除了这些博士论文以外,还有一些硕士论文也将目光放在刘勰的《文心雕龙》之上。比如,夏威夷大学的霍普?威太克(Hope Whitaker)1967年的硕士论文《宗炳〈山水画序〉与刘勰〈文心雕龙〉比较》,认为刘勰的《文心雕龙》和宗炳《山水画序》分别以浪漫主义的方法来探讨文学和艺术,因此对二者进行比较,特别是对《神思》篇和《山水画序》进行比较,试图找出二者在特定历史背景中的发展和演变。又如戈登(Erwin Esiah Gordon)1945年的硕士论文《中国古代文学批评的理想模式》,以曹丕《论文》、刘勰《文心雕龙》及萧统《文选》为主线,探讨早期中国文学批评中文学的理想概念,第三章对《文心雕龙》的历史背景、当时的文学状况、《文心雕龙》的主要内容以及《原道》篇所体现的文学思想等进行了较为详细的介绍。

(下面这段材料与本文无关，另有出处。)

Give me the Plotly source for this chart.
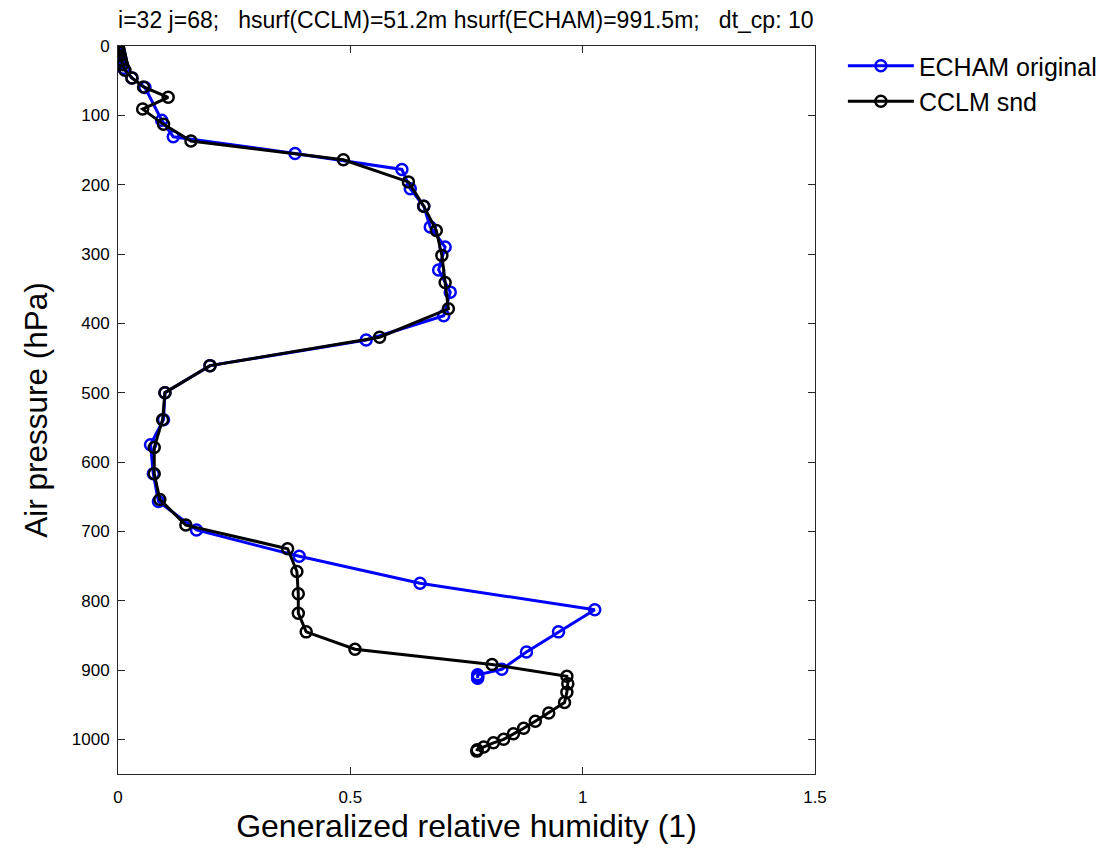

这是英语世界最早涉及《文心雕龙》的学术研究之一。

$第四节 其他关于《文心雕龙》的文献

除了种种专著、论文之外,还有一些文献值得注意,它们对英语世界《文心雕龙》研究有着重要的意义。一是各种中国文学作品选、文论作品选等工具书中往往收录《文心雕龙》的介绍或选译。比如倪豪士(William H. Nienhauser, Jr.)编的《印第安纳中国古典文学手册》。这些工具书中虽然只有对《文心雕龙》的普及性介绍,对该书在英语世界的传播却很有作用。另一种是一些课堂讲义,通常对刘勰的身世和《文心雕龙》的主要内容有较系统的介绍,有些讲义颇能反映学者本人对《文心雕龙》的一些见解和认识。

另外,一些学者专门编写了《文心雕龙》参考书目,为研究《文心雕龙》提供了方便之门。比如甘乃文(J. Cavanaugh)编写的《〈文心雕龙〉书目》的字样,故该书目可能为上课用的,搜集了1968年以前《文心雕龙》的主要研究成果。特别值得注意的是,他对《文心雕龙》各个版本的情况作了梳理,并对各种注疏作了介绍。虽然这本书目并没有正式出版,却给英语世界对《文心雕龙》感兴趣的学者、学生提供了津逮。